We watched Touch, a new show on Fox, featuring Keifer Sutherland – formerly of 24. The setup is simple: Sutherland is Martin Bohm (any relationship to David?), the single father of an 11-year old son, Jake, played by David Mazouz, who is autistic and mute and can apparently predict the future. One of Jake’s constants is Fibonacci numbers.
The Fox publicity department describes the series this way: “A drama that blends science and spirituality to explore the hidden connections which bind together all of humanity. At the center of this distinctive new series is a widower and single father whose quest to reach his emotionally challenged 11-year-old son will shape the destiny of the entire planet.” The description leaves out a vital element: synchronicity. And yet, synchronicity is the driving force of the plot – the mystical essence – obvious through this pilot/trailer episode.
The father’s last name, Bohm, brings to mind David Bohm, the physicist who believed in a deeper order in the universe, an implicate order, out of which everything else, even time, is born. Andrew Teller (probably a nod to Edward Teller, the theoretical physicist), played by Danny Glover, is an eccentric professor who specializes in children gifted in math and numbers. He helps Sutherland begin to piece things together after his son is institutionalized by child welfare services. His home is on Tesla Avenue. Glover says Jake doesn’t have a need to speak because he can see everything – past, present, future – and can see how we are all interconnected.
The interconnections in this teaser episode involve a restaurant equipment salesman who loses his cell phone, a young man in Iraq, a woman at a cell phone company, and an ex-fireman who wins the lottery. We subsequently discover he is a traumatized ex-fireman who, on 9-11, found Keifer’s wife in the World Trade Center and tried to rescue her.

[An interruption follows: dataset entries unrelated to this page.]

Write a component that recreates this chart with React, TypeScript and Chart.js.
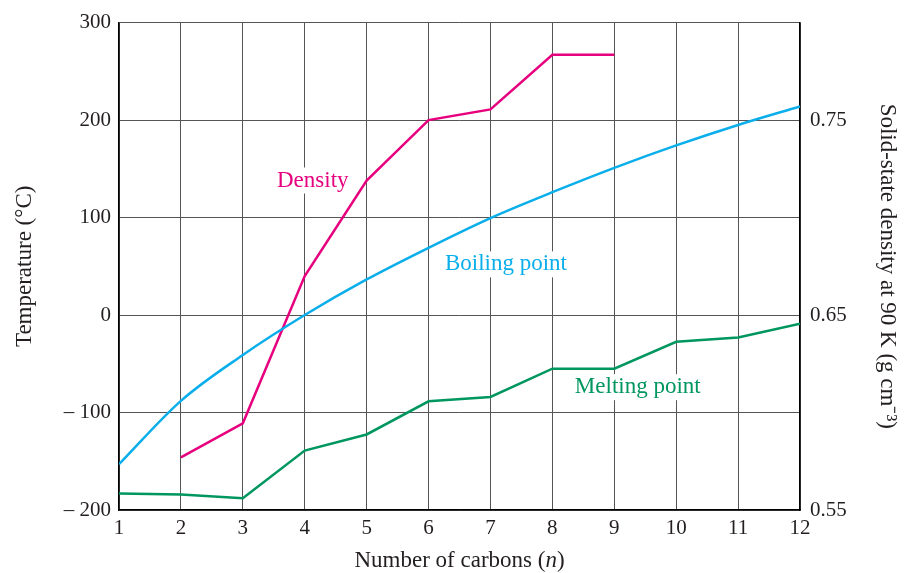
import React, { useEffect, useRef } from "react";
import { Chart, registerables } from "chart.js";

Chart.register(...registerables);

const CARBONS = [1, 2, 3, 4, 5, 6, 7, 8, 9, 10, 11, 12];
const BOILING = [-153, -88, -41, 0, 36.5, 69, 99.5, 126, 151, 174, 195, 214];
const MELTING = [-183, -184, -188, -139, -122.5, -88.5, -84, -55, -55, -27.5, -23, -9];
const DENSITY_N = [2, 3, 4, 5, 6, 7, 8, 9];
const DENSITY = [0.577, 0.5945, 0.67, 0.719, 0.75, 0.7555, 0.7835, 0.7835];
const TEMP_TICKS = [-200, -100, 0, 100, 200, 300];
const DENSITY_TICKS = [0.55, 0.65, 0.75];

const PINK = "#E6007E";
const BLUE = "#0AAEEA";
const GREEN = "#00965F";
const FONT = '"Liberation Serif", "Times New Roman", serif';
const TEXT = "#231F20";

const SERIES_LABELS = [
  { text: "Density", x: 4.13, y: 138, color: PINK },
  { text: "Boiling point", x: 7.25, y: 52, color: BLUE },
  { text: "Melting point", x: 9.38, y: -74, color: GREEN },
];

const labelPlugin = {
  id: "seriesLabels",
  afterDraw(chart: any) {
    const ctx = chart.ctx;
    const xs = chart.scales.x;
    const ys = chart.scales.y;
    ctx.save();
    ctx.font = `23px ${FONT}`;
    ctx.textAlign = "center";
    ctx.textBaseline = "middle";
    for (const l of SERIES_LABELS) {
      const px = xs.getPixelForValue(l.x);
      const py = ys.getPixelForValue(l.y);
      const w = ctx.measureText(l.text).width;
      ctx.fillStyle = "#ffffff";
      ctx.fillRect(px - w / 2 - 3, py - 13, w + 6, 26);
      ctx.fillStyle = l.color;
      ctx.fillText(l.text, px, py);
    }
    // x axis title with italic n
    const ca = chart.chartArea;
    const cx = (ca.left + ca.right) / 2;
    const cy = 561;
    const p1 = "Number of carbons (";
    const p2 = "n";
    const p3 = ")";
    ctx.textAlign = "left";
    ctx.font = `23px ${FONT}`;
    const w1 = ctx.measureText(p1).width;
    const w3 = ctx.measureText(p3).width;
    ctx.font = `italic 23px ${FONT}`;
    const w2 = ctx.measureText(p2).width;
    let sx = cx - (w1 + w2 + w3) / 2;
    ctx.fillStyle = TEXT;
    ctx.font = `23px ${FONT}`;
    ctx.fillText(p1, sx, cy);
    sx += w1;
    ctx.font = `italic 23px ${FONT}`;
    ctx.fillText(p2, sx, cy);
    sx += w2;
    ctx.font = `23px ${FONT}`;
    ctx.fillText(p3, sx, cy);
    ctx.restore();
  },
};

export default function App() {
  const ref = useRef<HTMLCanvasElement | null>(null);
  useEffect(() => {
    document.body.style.margin = "0";
    if (!ref.current) return;
    const chart = new Chart(ref.current, {
      type: "line",
      data: {
        datasets: [
          {
            label: "Boiling point",
            data: CARBONS.map((n, i) => ({ x: n, y: BOILING[i] })),
            borderColor: BLUE,
            borderWidth: 2.5,
            pointRadius: 0,
            cubicInterpolationMode: "monotone",
            yAxisID: "y",
          },
          {
            label: "Melting point",
            data: CARBONS.map((n, i) => ({ x: n, y: MELTING[i] })),
            borderColor: GREEN,
            borderWidth: 2.5,
            pointRadius: 0,
            tension: 0,
            yAxisID: "y",
          },
          {
            label: "Density",
            data: DENSITY_N.map((n, i) => ({ x: n, y: DENSITY[i] })),
            borderColor: PINK,
            borderWidth: 2.5,
            pointRadius: 0,
            tension: 0,
            yAxisID: "y2",
          },
        ],
      },
      options: {
        animation: false,
        responsive: false,
        maintainAspectRatio: false,
        layout: { padding: { top: 21, left: 0, right: 0, bottom: 0 } },
        plugins: { legend: { display: false }, tooltip: { enabled: false } },
        scales: {
          x: {
            type: "linear",
            min: 1,
            max: 12,
            afterBuildTicks: (s: any) => {
              s.ticks = CARBONS.map((v) => ({ value: v }));
            },
            afterFit: (s: any) => {
              s.height = 63;
            },
            grid: { color: "#555", lineWidth: 1, drawTicks: false },
            border: { color: "#000", width: 1.5 },
            ticks: {
              padding: 6,
              color: TEXT,
              font: { family: FONT, size: 21 },
              maxRotation: 0,
            },
          },
          y: {
            type: "linear",
            position: "left",
            min: -200,
            max: 300,
            afterBuildTicks: (s: any) => {
              s.ticks = TEMP_TICKS.map((v) => ({ value: v }));
            },
            afterFit: (s: any) => {
              s.width = 119;
            },
            grid: { color: "#555", lineWidth: 1, drawTicks: false },
            border: { color: "#000", width: 1.5 },
            ticks: {
              padding: 8,
              color: TEXT,
              font: { family: FONT, size: 21 },
              callback: (v: any) => (v < 0 ? "\u2013 " + Math.abs(v) : String(v)),
            },
            title: {
              display: true,
              text: "Temperature (\u00B0C)",
              color: TEXT,
              font: { family: FONT, size: 23 },
              padding: { top: 11, bottom: 0 },
            },
          },
          y2: {
            type: "linear",
            position: "right",
            min: 0.55,
            max: 0.8,
            afterBuildTicks: (s: any) => {
              s.ticks = DENSITY_TICKS.map((v) => ({ value: v }));
            },
            afterFit: (s: any) => {
              s.width = 104;
            },
            grid: { display: false, drawTicks: false },
            border: { display: true, color: "#000", width: 1.5 },
            ticks: {
              padding: 10,
              color: TEXT,
              font: { family: FONT, size: 21 },
              callback: (v: any) => Number(v).toFixed(2),
            },
            title: {
              display: true,
              text: "Solid-state density at 90 K (g cm\u207B\u00B3)",
              color: TEXT,
              font: { family: FONT, size: 23 },
              padding: { top: 3, bottom: 0 },
            },
          },
        },
      },
      plugins: [labelPlugin],
    } as any);
    return () => chart.destroy();
  }, []);
  return (
    <div style={{ width: 904, height: 573 }}>
      <canvas ref={ref} width={904} height={573} />
    </div>
  );
}
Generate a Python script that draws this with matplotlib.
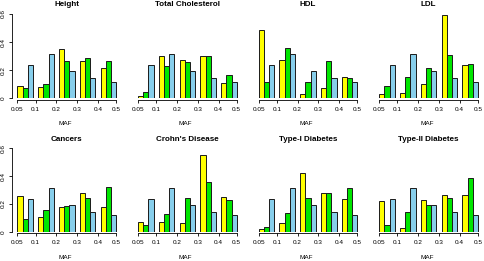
import matplotlib
matplotlib.use('Agg')
import matplotlib.pyplot as plt
import matplotlib.transforms as mtransforms
import numpy as np

plt.rcParams['font.family'] = ['Liberation Sans', 'DejaVu Sans']

maf_labels = ['0.05', '0.1', '0.2', '0.3', '0.4', '0.5']
titles = ['Height', 'Total Cholesterol', 'HDL', 'LDL',
          'Cancers', "Crohn's Disease", 'Type-I Diabetes', 'Type-II Diabetes']

# yellow and green series per trait, blue is the shared reference
yellow = [
    [0.088, 0.079, 0.350, 0.269, 0.219],
    [0.019, 0.302, 0.271, 0.302, 0.107],
    [0.485, 0.271, 0.029, 0.071, 0.150],
    [0.033, 0.038, 0.100, 0.595, 0.238],
    [0.259, 0.103, 0.180, 0.276, 0.180],
    [0.067, 0.067, 0.060, 0.552, 0.247],
    [0.017, 0.062, 0.425, 0.276, 0.233],
    [0.221, 0.029, 0.226, 0.264, 0.264],
]
green = [
    [0.071, 0.100, 0.267, 0.286, 0.267],
    [0.048, 0.233, 0.257, 0.302, 0.164],
    [0.114, 0.357, 0.114, 0.269, 0.143],
    [0.090, 0.150, 0.214, 0.307, 0.243],
    [0.089, 0.156, 0.187, 0.242, 0.319],
    [0.046, 0.127, 0.245, 0.358, 0.226],
    [0.031, 0.137, 0.240, 0.276, 0.312],
    [0.046, 0.142, 0.190, 0.240, 0.384],
]
blue = [0.236, 0.315, 0.192, 0.142, 0.117]

colors = ['#FFFF00', '#00E600', '#87CEEB']

W, H = 484, 261
fig = plt.figure(figsize=(W / 100, H / 100), dpi=100)

rows = [(98.3, 84.3), (231.7, 83.4)]  # (pixel y of zero, pixel height)
col_x = [12.3 + c * 120.6 for c in range(4)]
unit = 5.19
xmin, xmax = -1, 19.3

for k, title in enumerate(titles):
    r, c = divmod(k, 4)
    y0, h = rows[r]
    ax = fig.add_axes([col_x[c] / W, 1 - y0 / H, (xmax - xmin) * unit / W, h / H])
    g = np.arange(5) * 4
    for j, vals in enumerate([yellow[k], green[k], blue]):
        ax.bar(g + j, vals, width=1, align='edge', color=colors[j],
               edgecolor='#1a1a1a', linewidth=0.7)
    ax.set_xlim(xmin, xmax)
    ax.set_ylim(0, 0.6)
    for s in ['top', 'right']:
        ax.spines[s].set_visible(False)
    ax.spines['bottom'].set_bounds(0, 19)
    ax.spines['bottom'].set_position(('outward', 1))
    ax.spines['bottom'].set_linewidth(0.6)
    ax.set_xticks([0, 3.5, 7.5, 11.5, 15.5, 19])
    ax.set_xticklabels(maf_labels)
    ax.tick_params(axis='x', length=2.5, width=0.6, labelsize=4.6, pad=2.5)
    ax.set_xlabel('MAF', fontsize=4.6, labelpad=7)
    if c == 0:
        ax.spines['left'].set_bounds(0, 0.6)
        ax.spines['left'].set_linewidth(0.6)
        ax.set_yticks([0, 0.2, 0.4, 0.6])
        ax.set_yticklabels(['0', '0.2', '0.4', '0.6'], rotation=90, va='center')
        ax.tick_params(axis='y', length=2.5, width=0.6, labelsize=4.6, pad=2)
    else:
        ax.spines['left'].set_visible(False)
        ax.set_yticks([])
    trans = mtransforms.blended_transform_factory(ax.transData, ax.transAxes)
    ax.text(9.5, 1.0 + 9 / h, title, transform=trans, ha='center', va='center',
            fontsize=5.8, fontweight='bold')

fig.savefig('out.png', dpi=100)
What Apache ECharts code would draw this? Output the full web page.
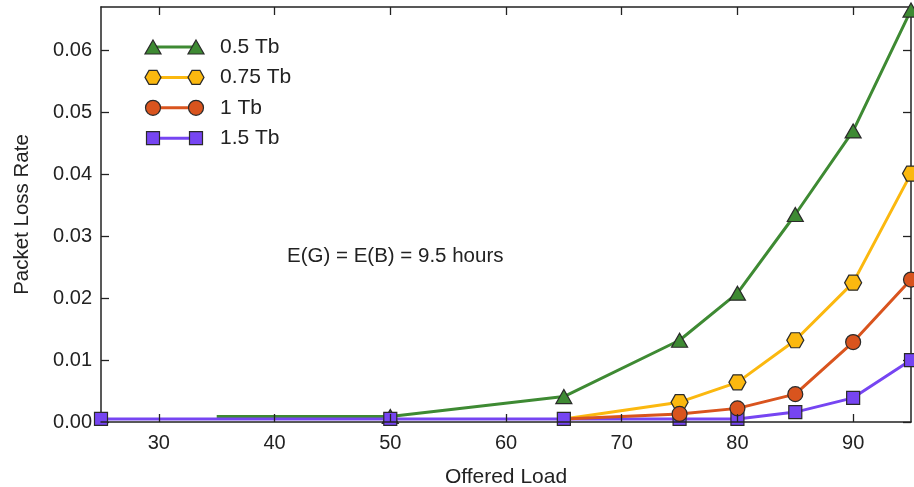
<!DOCTYPE html>
<html>
<head>
<meta charset="utf-8">
<script src="https://cdn.jsdelivr.net/npm/echarts@6/dist/echarts.min.js"></script>
<style>
  html, body { margin: 0; padding: 0; background: #fff; }
  #chart { width: 914px; height: 487px; }
</style>
</head>
<body>
<div id="chart"></div>
<script>
const xTicks = [30, 40, 50, 60, 70, 80, 90]
const yTicks = [0, 0.01, 0.02, 0.03, 0.04, 0.05, 0.06]

const load05 = [35, 50, 65, 75, 80, 85, 90, 95]
const tb05 = [0.0009, 0.0009, 0.0041, 0.0132, 0.0208, 0.0335, 0.047, 0.0665]

const load075 = [65, 75, 80, 85, 90, 95]
const tb075 = [0.0005, 0.0032, 0.0064, 0.0132, 0.0225, 0.0401]

const load1 = [65, 75, 80, 85, 90, 95]
const tb1 = [0.0005, 0.0013, 0.0022, 0.0045, 0.0129, 0.023]

const load15 = [25, 50, 65, 75, 80, 85, 90, 95]
const tb15 = [0.0005, 0.0005, 0.0005, 0.0005, 0.0005, 0.0016, 0.0039, 0.01]

const names = ["0.5 Tb", "0.75 Tb", "1 Tb", "1.5 Tb"]
const colors = ["#3e8a33", "#fbb80f", "#d9541e", "#7645f2"]

const font = "'Liberation Sans', Arial, sans-serif"
const textColor = "#222"
const axisColor = "#222"
const markerBorder = "#2a2a2a"
const hexagon = "path://M0,5 L2.9,0 L8.7,0 L11.6,5 L8.7,10 L2.9,10 Z"

const pairs = (xs, ys) => xs.map((x, i) => [x, ys[i]])

// points in the source drawn without a marker
function hideFirst(data) {
  data[0] = { value: data[0], symbolSize: 0 }
  return data
}

function lineSeries(name, data, color, symbol, size) {
  return {
    name,
    type: "line",
    data,
    symbol,
    symbolSize: size,
    showAllSymbol: true,
    lineStyle: { color, width: 3 },
    itemStyle: { color, borderColor: markerBorder, borderWidth: 1.2 },
    emphasis: { disabled: true },
    animation: false
  }
}

// legend drawn by hand: a line with a marker at each end, like the source
function markerShape(kind, cx, cy, color) {
  const style = { fill: color, stroke: markerBorder, lineWidth: 1.2 }
  if (kind === "triangle") {
    return { type: "polygon", shape: { points: [[cx, cy - 7], [cx + 8, cy + 7], [cx - 8, cy + 7]] }, style }
  }
  if (kind === "hexagon") {
    return {
      type: "polygon",
      shape: { points: [[cx - 8, cy], [cx - 4, cy - 7], [cx + 4, cy - 7], [cx + 8, cy], [cx + 4, cy + 7], [cx - 4, cy + 7]] },
      style
    }
  }
  if (kind === "circle") {
    return { type: "circle", shape: { cx, cy, r: 7.5 }, style }
  }
  return { type: "rect", shape: { x: cx - 6.5, y: cy - 6.5, width: 13, height: 13 }, style }
}

const legendKinds = ["triangle", "hexagon", "circle", "rect"]
const legendGraphics = []
names.forEach((name, i) => {
  const cy = 47 + i * 30.4
  legendGraphics.push({ type: "line", shape: { x1: 153, y1: cy, x2: 196, y2: cy }, style: { stroke: colors[i], lineWidth: 3 } })
  legendGraphics.push(markerShape(legendKinds[i], 153, cy, colors[i]))
  legendGraphics.push(markerShape(legendKinds[i], 196, cy, colors[i]))
  legendGraphics.push({
    type: "text",
    x: 220,
    y: cy,
    style: { text: name, font: "21px " + font, fill: textColor, verticalAlign: "middle" }
  })
})

const chart = echarts.init(document.getElementById("chart"))

const tickStyle = { show: true, inside: true, length: 8, lineStyle: { color: axisColor, width: 1.3 } }
const frameLine = { show: true, onZero: false, lineStyle: { color: axisColor, width: 1.5 } }

chart.setOption({
  backgroundColor: "#fff",
  grid: { left: 101, right: 3, top: 7, bottom: 65, outerBoundsMode: "none" },
  xAxis: [
    {
      type: "value",
      min: 25,
      max: 95,
      z: 5,
      name: "Offered Load",
      nameLocation: "middle",
      nameGap: 45,
      nameTextStyle: { fontFamily: font, fontSize: 21, color: textColor },
      axisLine: frameLine,
      axisTick: Object.assign({ customValues: xTicks }, tickStyle),
      axisLabel: { customValues: xTicks, fontFamily: font, fontSize: 20, color: textColor, margin: 11 },
      splitLine: { show: false }
    },
    {
      type: "value",
      position: "top",
      min: 25,
      max: 95,
      axisLine: frameLine,
      axisTick: Object.assign({ customValues: xTicks }, tickStyle),
      axisLabel: { show: false },
      splitLine: { show: false }
    }
  ],
  yAxis: [
    {
      type: "value",
      min: 0,
      max: 0.067,
      name: "Packet Loss Rate",
      nameLocation: "middle",
      nameGap: 68,
      nameTextStyle: { fontFamily: font, fontSize: 20.5, color: textColor },
      axisLine: frameLine,
      axisTick: Object.assign({ customValues: yTicks }, tickStyle),
      axisLabel: {
        customValues: yTicks,
        fontFamily: font,
        fontSize: 20,
        color: textColor,
        margin: 9,
        formatter: v => v.toFixed(2)
      },
      splitLine: { show: false }
    },
    {
      type: "value",
      position: "right",
      min: 0,
      max: 0.067,
      axisLine: frameLine,
      axisTick: Object.assign({ customValues: yTicks }, tickStyle),
      axisLabel: { show: false },
      splitLine: { show: false }
    }
  ],
  graphic: legendGraphics.concat([
    {
      type: "text",
      x: 287,
      y: 256,
      style: { text: "E(G) = E(B) = 9.5 hours", font: "20.5px " + font, fill: textColor, verticalAlign: "middle" }
    }
  ]),
  series: [
    lineSeries(names[0], hideFirst(pairs(load05, tb05)), colors[0], "triangle", [16, 14]),
    lineSeries(names[1], hideFirst(pairs(load075, tb075)), colors[1], hexagon, [17, 15]),
    lineSeries(names[3], pairs(load15, tb15), colors[3], "rect", 13),
    lineSeries(names[2], hideFirst(pairs(load1, tb1)), colors[2], "circle", 15)
  ]
})
</script>
</body>
</html>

There’s a bigger picture emerging and Jake sees it all, but can only express it in numbers.
There are echoes of Heroes in this show, which isn’t surprising since Tim Kring, who created that show, wrote the script for this. Kring understands connections and synchronicity and we enjoyed the first season of Heroes. But it got to a point where so many characters had such extreme psi abilities that it became unrealistic and we stopped watching. There are also elements of Lost in this show, the essential mystery of what’s going on, what’s going to happen, what it all means.
Everyone is interconnected. The businessman desperately wants to recover his cell phone because it contains his only photos of his deceased daughter. The cell phone operator, in attempting to track down a lost cell phone, connects with the kid in Iraq who is about to become a suicide bomber, using the lost cell phone, which has traveled the world. Even the cell phone operator was recorded singing a song on that phone! The story is complex, multi-layered and moves rapidly.
The connecting numbers involved throughout the scenario are 318, which appear on a lotto ticket, a school bus that crashes and the children are saved by the fireman, who won the lotto! And there’re more number connections.
You’ve got to drop your sense of disbelief, but if you do, it’s quite a ride. A show that addresses synchronicity, psychic ability, and the interconnectedness of humanity in a way that is, ultimately, about a relationship between a father and the son with whom he so desperately wants to communicate. We’ll be tuning in for the premiere on March 19.
Here’s an oddity. The morning after watching the show and getting involved with 318, I (Rob) read an article that included repeated references to 38. They appeared in an article called Uncoiling the Snake, by Glorida Feman Orenstein, which details her journey into shamanism in Lapland. It was sent to us by Lauren Raines, who posts here frequently.
Orenstein was born 3/8/38. Her childhood address was 138 51 Hoover Avenue. She was married on 8/3/58. She visited a sacred site near the North Pole on 8/3/89. March 8 is also International Women’s Day and Orenstein had become a feminist scholar and activist. The last date she saw her mother alive was 8/30/83.
So, far out as the Touch premise might seem for some viewers and reviewers, the above example – vaguely linked numerically to Touch – shows that, yes, such things do happen in real life as well as fiction.